> TASK INSTRUCTIONS
Extract everything from the first line through the line with "from matplotlib.ticker import", both ends included, except for any pictures.
— begin DATASET EXTRACT —
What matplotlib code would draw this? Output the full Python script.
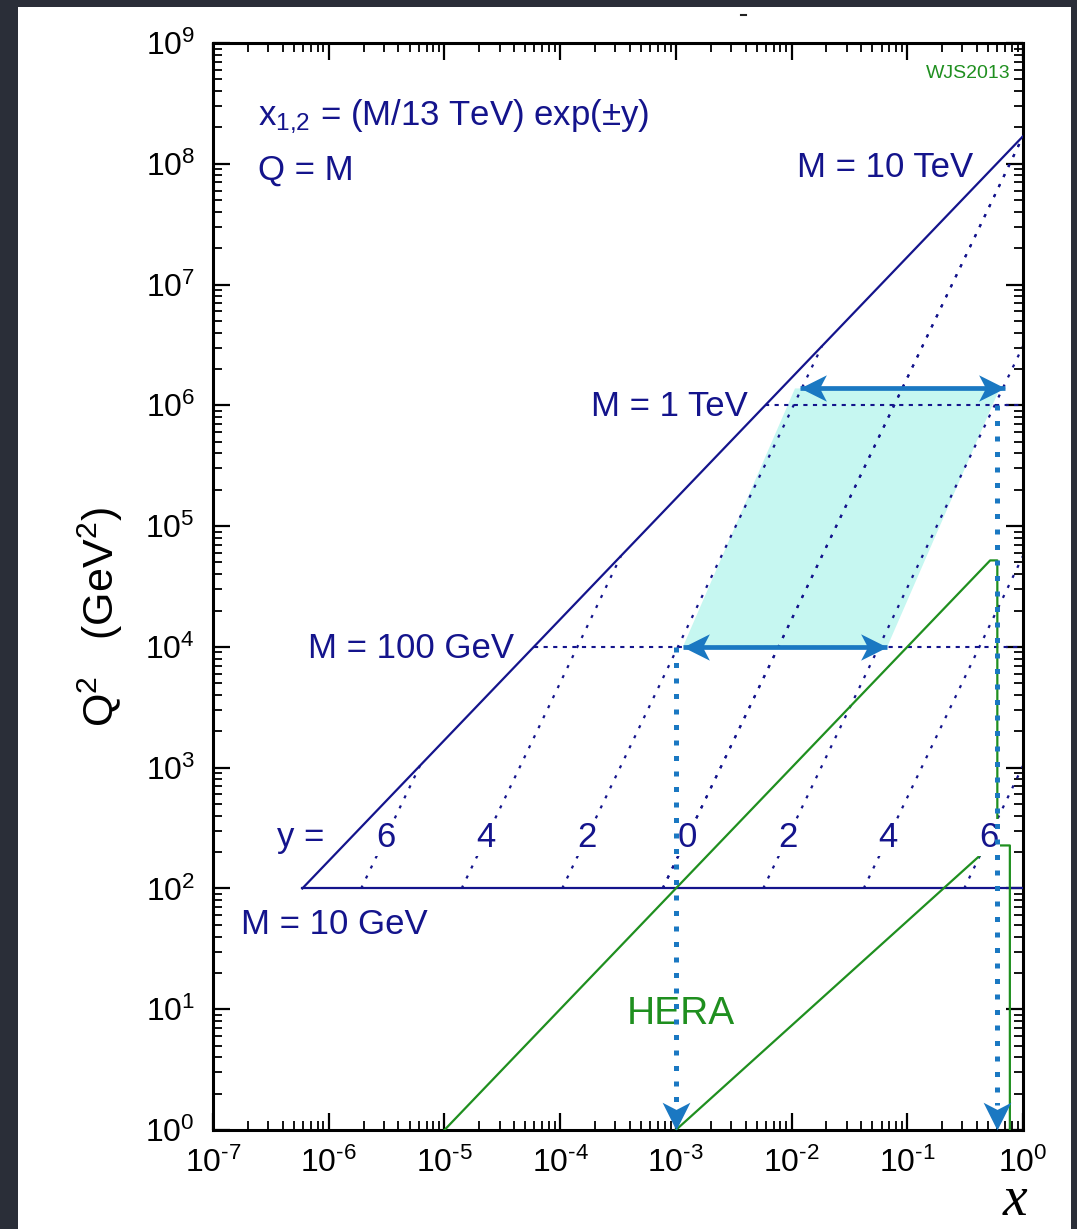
import numpy as np
import matplotlib
matplotlib.use("Agg")
import matplotlib.pyplot as plt
from matplotlib.path import Path
from matplotlib.markers import MarkerStyle
from matplotlib.transforms import Affine2D
from matplotlib.patches import Rectangle
from matplotlib.lines import Line2D
from matplotlib.ticker import FixedLocator, FuncFormatter, NullFormatter

plt.rcParams['font.family'] = ['Liberation Sans', 'DejaVu Sans']
plt.rcParams['mathtext.fontset'] = 'custom'
plt.rcParams['mathtext.rm'] = 'Liberation Sans'
plt.rcParams['mathtext.it'] = 'Liberation Sans:italic'
plt.rcParams['mathtext.default'] = 'regular'

# ---- axis decades ----
x_decades = [-7, -6, -5, -4, -3, -2, -1, 0]
q2_decades = [0, 1, 2, 3, 4, 5, 6, 7, 8, 9]

# ---- kinematics (LHC at 13 TeV) ----
sqrt_s = 13000.0                     # GeV
s = sqrt_s ** 2
m_min = 10.0                         # GeV, lowest mass shown
m_dashed = [100.0, 1000.0]           # masses with horizontal guide lines
rapidities = [0, 2, 4, 6]
label_q2 = 265.0                     # height of the rapidity labels

# ---- HERA region outline ----
hera_upper_x = [1e-5, 0.52, 0.60, 0.60]
hera_upper_q2 = [1.0, 5.2e4, 5.2e4, 227.0]
hera_lower_x = [1e-3, 0.53, 0.77, 0.77]
hera_lower_q2 = [1.0, 227.0, 227.0, 1.0]

# ---- highlighted band and arrows ----
band_x = [1.15e-3, 0.067, 0.63, 0.0107]
band_q2 = [1e4, 1e4, 1.38e6, 1.38e6]
arrow_low_x = [1.15e-3, 0.067]
arrow_low_q2 = 1e4
arrow_high_x = [0.0118, 0.70]
arrow_high_q2 = 1.38e6
drop_x = [1e-3, 0.60]
drop_top_q2 = [1e4, 1e6]

NAVY = '#14148c'
GREEN = '#1f8f1f'
BLUE = '#1a78c2'
CYAN = '#c6f7f1'

W, H = 1077, 1229
fig = plt.figure(figsize=(W / 100, H / 100), dpi=100, facecolor='#2a2e38')
fig.add_artist(Rectangle((18 / W, 0), (1071 - 18) / W, (H - 7) / H,
                         transform=fig.transFigure, facecolor='white',
                         edgecolor='none', zorder=-10))
fig.add_artist(Line2D([741 / W, 746 / W], [1 - 15 / H, 1 - 15 / H],
                      color='#222222', lw=1.5))

ax = fig.add_axes([213 / W, 1 - 1130 / H, 810 / W, 1087 / H])
ax.set_xscale('log')
ax.set_yscale('log')
ax.set_xlim(10.0 ** x_decades[0], 10.0 ** x_decades[-1])
ax.set_ylim(10.0 ** q2_decades[0], 10.0 ** q2_decades[-1])

for sp in ax.spines.values():
    sp.set_linewidth(2.2)


def decade_label(v, _):
    e = int(round(np.log10(v)))
    if e < 0:
        return r'$10^{\text{-}%d}$' % (-e)
    return r'$10^{%d}$' % e


for axis, decs in ((ax.xaxis, x_decades), (ax.yaxis, q2_decades)):
    major = [10.0 ** d for d in decs]
    minor = [k * 10.0 ** d for d in decs[:-1] for k in range(2, 10)]
    axis.set_major_locator(FixedLocator(major))
    axis.set_minor_locator(FixedLocator(minor))
    axis.set_major_formatter(FuncFormatter(decade_label))
    axis.set_minor_formatter(NullFormatter())
ax.tick_params(which='both', direction='in', top=True, right=True, labelsize=23)
ax.tick_params(which='major', length=12, width=1.6, pad=13)
ax.tick_params(which='minor', length=6.5, width=1.3)

# stealth-style arrow head, tip at the origin, pointing to +x
head_path = Path([(0, 0), (-1, 0.5), (-0.74, 0), (-1, -0.5), (0, 0)],
                 [Path.MOVETO, Path.LINETO, Path.LINETO, Path.LINETO, Path.CLOSEPOLY])


def head(x, y, angle, size=38):
    m = MarkerStyle(head_path, transform=Affine2D().rotate_deg(angle))
    ax.plot([x], [y], marker=m, markersize=size, color=BLUE, mew=0,
            linestyle='none', zorder=7, clip_on=False)


# shaded band
ax.fill(band_x, band_q2, color=CYAN, lw=0, zorder=1)

# kinematic boundary: Q^2 = s x and M = 10 GeV
ax.plot([m_min ** 2 / s, 1.0], [m_min ** 2, s], color=NAVY, lw=1.6, zorder=3)
ax.plot([m_min ** 2 / s, 1.0], [m_min ** 2, m_min ** 2], color=NAVY, lw=1.6, zorder=3)

# lines of fixed rapidity, x = (M / sqrt_s) exp(+-y)
for yv in rapidities:
    m_top = sqrt_s * np.exp(-yv)
    for sign in (-1, 1):
        xs = [m_min / sqrt_s * np.exp(sign * yv), m_top / sqrt_s * np.exp(sign * yv)]
        ax.plot(xs, [m_min ** 2, m_top ** 2], color=NAVY, lw=1.6,
                ls=(0, (1.4, 3.6)), zorder=2)

# horizontal guides at fixed mass
for m in m_dashed:
    ax.plot([m ** 2 / s, 1.0], [m ** 2, m ** 2], color=NAVY, lw=1.5,
            ls=(0, (2.0, 2.6)), zorder=2)

# HERA region
ax.plot(hera_upper_x, hera_upper_q2, color=GREEN, lw=1.6, zorder=3)
ax.plot(hera_lower_x, hera_lower_q2, color=GREEN, lw=1.6, zorder=3)

# rapidity labels sitting on their lines
for yv in rapidities:
    for sign in ((-1, 1) if yv else (1,)):
        xl = np.sqrt(label_q2) / sqrt_s * np.exp(sign * yv)
        ax.text(xl, label_q2, str(yv), color=NAVY, fontsize=25, ha='center',
                va='center', zorder=4,
                bbox=dict(boxstyle='square,pad=0.05', fc='white', ec='none'))

# double arrows
ax.plot(arrow_low_x, [arrow_low_q2] * 2, color=BLUE, lw=3.4, zorder=6,
        solid_capstyle='butt')
head(arrow_low_x[0], arrow_low_q2, 180)
head(arrow_low_x[1], arrow_low_q2, 0)
ax.plot(arrow_high_x, [arrow_high_q2] * 2, color=BLUE, lw=3.4, zorder=6,
        solid_capstyle='butt')
head(arrow_high_x[0], arrow_high_q2, 180)
head(arrow_high_x[1], arrow_high_q2, 0)

# dotted drops to the x axis
for xd, qt in zip(drop_x, drop_top_q2):
    ax.plot([xd, xd], [qt, 1.6], color=BLUE, lw=3.6, ls=(0, (1, 2.1)),
            dash_capstyle='butt', zorder=6)
    head(xd, 1.0, -90, size=40)

# annotations
tk = dict(color=NAVY, fontsize=25, transform=ax.transAxes, zorder=5)
ax.text(0.0556, 0.9246, r'x$_{1{,}2}$ = (M/13 TeV) exp($\pm$y)', ha='left', va='baseline', **tk)
ax.text(0.0556, 0.8740, 'Q = M', ha='left', va='baseline', **tk)
ax.text(0.9383, 0.8767, 'M = 10 TeV', ha='right', va='baseline', **tk)
ax.text(0.6605, 0.6569, 'M = 1 TeV', ha='right', va='baseline', **tk)
ax.text(0.3716, 0.4342, 'M = 100 GeV', ha='right', va='baseline', **tk)
ax.text(0.0346, 0.1803, 'M = 10 GeV', ha='left', va='baseline', **tk)
ax.text(0.0790, 0.2600, 'y =', ha='left', va='baseline', **tk)
ax.text(0.5780, 0.0975, 'HERA', color=GREEN, fontsize=28, ha='center',
        va='baseline', transform=ax.transAxes, zorder=5)
ax.text(0.9840, 0.9678, 'WJS2013', color=GREEN, fontsize=14, ha='right',
        va='baseline', transform=ax.transAxes, zorder=5)

fig.text(100 / W, 1 - 617 / H, r'Q$^2$   (GeV$^2$)', rotation=90, fontsize=31,
         ha='center', va='center', color='black')
fig.text(1015 / W, 1 - 1227 / H, 'x', family='Liberation Serif', style='italic',
         fontsize=40, ha='center', va='bottom', color='black')

fig.savefig('out.png', dpi=100, facecolor=fig.get_facecolor())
— end DATASET EXTRACT —
> ANSWER FOR THE TASK
What matplotlib code would draw this? Output the full Python script.
import numpy as np
import matplotlib
matplotlib.use("Agg")
import matplotlib.pyplot as plt
from matplotlib.path import Path
from matplotlib.markers import MarkerStyle
from matplotlib.transforms import Affine2D
from matplotlib.patches import Rectangle
from matplotlib.lines import Line2D
from matplotlib.ticker import FixedLocator, FuncFormatter, NullFormatter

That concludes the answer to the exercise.